The house naturally has a sense of belonging and value attributes of a home, making it the main signal medium for women to resolve the asymmetry of information in the marriage market and screen high-quality objects. However, in recent years, housing prices have continued to rise, which has greatly increased the signal transmission cost of houses. In comparison, the signal transmission cost of education is lower, and its value has been continuously highlighted. So, do rising house prices affect women’s educational preference in mate selection?
This article first analyzes the internal logic between house, education and marriage matching from the signal perspective, and finds that in marriage matching, the house is a signal that conveys the man’s family economic status, while education is a signal that conveys the man’s personal ability. Under the circumstances, the sharp increase in the cost of house signal transmission may cause the house signal to transmit the family’s economic status to “failure”, thereby prompting the signal transmission cost to be relatively low.
On this basis, this article matches the CGSS data in 2010, 2012, 2013 and 2015 with the housing market data, and uses the OLS regression, Tobit regression and IV-2SLS regression models to analyze the relationship between housing prices and women’s educational preference in mate selection. It is estimated that after dealing with endogenous problems, the conclusions obtained are still stable.

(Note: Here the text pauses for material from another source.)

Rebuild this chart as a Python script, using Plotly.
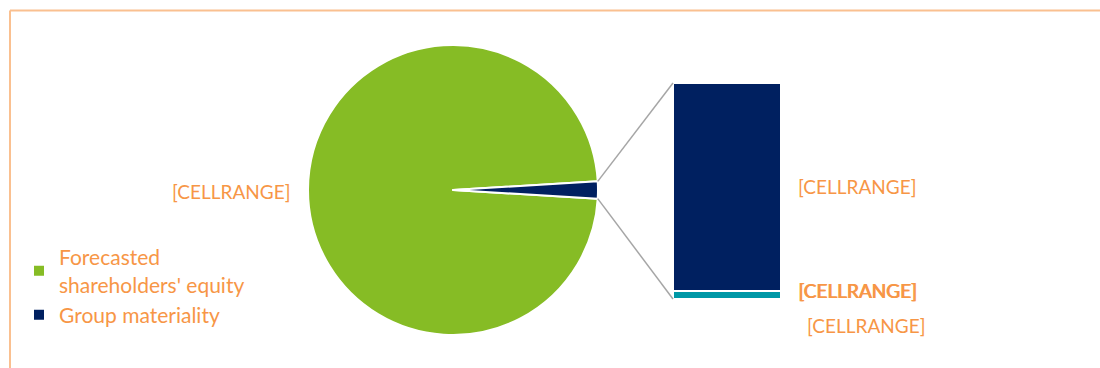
import math
import plotly.graph_objects as go

# ---- data ----
pie_labels = ["Forecasted<br>shareholders' equity", "Group materiality"]
pie_values = [98.1, 1.9]
pie_colors = ["#86BC25", "#002060"]

bar_labels = ["Other", "Group materiality"]
bar_values = [3.7, 96.3]
bar_colors = ["#0098A6", "#002060"]

label_text = "[CELLRANGE]"
orange = "#F79646"
font_family = "Lato, 'Open Sans', sans-serif"

W, H = 1100, 368


def px(x):
    return x / W


def py(y):
    return 1 - y / H


# pie geometry (reference pixels)
pie_cx, pie_cy, pie_r = 453, 190, 145
pie_dom_x = [px(pie_cx - pie_r), px(pie_cx + pie_r)]
pie_dom_y = [py(pie_cy + pie_r), py(pie_cy - pie_r)]

total = sum(pie_values)
small_deg = pie_values[1] / total * 360
rotation = 90 + small_deg / 2  # start of big slice, clockwise from 12 o'clock

fig = go.Figure()
fig.add_trace(go.Pie(
    labels=pie_labels, values=pie_values, sort=False, direction="clockwise",
    rotation=rotation, textinfo="none", hoverinfo="label+value",
    marker=dict(colors=pie_colors, line=dict(color="white", width=2)),
    domain=dict(x=pie_dom_x, y=pie_dom_y), showlegend=True,
))

# stacked bar (secondary breakdown)
bx0, bx1, by0, by1 = 673, 781, 83, 299
for lab, val, col in zip(bar_labels, bar_values, bar_colors):
    fig.add_trace(go.Bar(
        x=[0], y=[val], name=lab, marker=dict(color=col, line=dict(color="white", width=1.5)),
        width=1, showlegend=False, xaxis="x", yaxis="y",
    ))

fig.update_layout(
    barmode="stack",
    width=W, height=H,
    margin=dict(l=0, r=0, t=0, b=0),
    paper_bgcolor="white", plot_bgcolor="rgba(0,0,0,0)",
    xaxis=dict(domain=[px(bx0), px(bx1)], range=[-0.5, 0.5], visible=False, fixedrange=True),
    yaxis=dict(domain=[py(by1), py(by0)], range=[0, sum(bar_values)], visible=False, fixedrange=True),
    legend=dict(x=px(19), y=py(237), xanchor="left", yanchor="top", traceorder="normal",
                font=dict(family=font_family, size=21, color=orange),
                itemsizing="constant", tracegroupgap=0, bgcolor="rgba(0,0,0,0)"),
    font=dict(family=font_family),
)

# connector lines from the small slice edges to the bar corners
half = math.radians(small_deg / 2)
top_pt = (pie_cx + pie_r * math.cos(half), pie_cy - pie_r * math.sin(half))
bot_pt = (pie_cx + pie_r * math.cos(half), pie_cy + pie_r * math.sin(half))
for (ax, ay), (qx, qy) in [(top_pt, (bx0, by0)), (bot_pt, (bx0, by1))]:
    fig.add_shape(type="line", xref="paper", yref="paper",
                  x0=px(ax), y0=py(ay), x1=px(qx), y1=py(qy),
                  line=dict(color="#A6A6A6", width=1.5))

# outer border (only top and left edges are visible)
border = dict(color="#FAC090", width=2)
fig.add_shape(type="line", xref="paper", yref="paper",
              x0=px(10), y0=py(10.5), x1=1.0, y1=py(10.5), line=border)
fig.add_shape(type="line", xref="paper", yref="paper",
              x0=px(10), y0=py(10.5), x1=px(10), y1=0.0, line=border)

# data labels (the label near the bar bottom is two overlapping labels)
labels_pos = [(231, 191), (857, 186), (857, 290), (857.6, 290), (866, 325)]
for x, y in labels_pos:
    fig.add_annotation(x=px(x), y=py(y), xref="paper", yref="paper", text=label_text,
                       xanchor="center", yanchor="middle", showarrow=False,
                       font=dict(family=font_family, size=19, color=orange))

fig.write_html(
    "out.html",
    config={"displayModeBar": False},
    post_script="document.body.style.margin='0';document.body.style.overflow='hidden';",
)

The results show that: （1）Rising housing prices have significantly increased women’s educational preference in mate selection, that is, the higher the housing price, the more obvious the role of academic qualifications in the marriage market as a substitute for houses, and women’s educational preference in mate selection will increase accordingly.（2）For women with poor resource endowments such as lower-class families, central and western regions, or rural household registration, rising housing prices have changed the way women rely on houses to “marry up”, and the value of education in the marriage market has become more prominent.
The conclusions of this paper indicate that if housing prices continue to rise, the education signal will further replace the house signal. Therefore, guaranteeing the labor market’s return on education and accelerating the establishment of a housing system that incorporates both rent and purchase will improve the marriage happiness of residents, especially those with relatively poor resource endowments.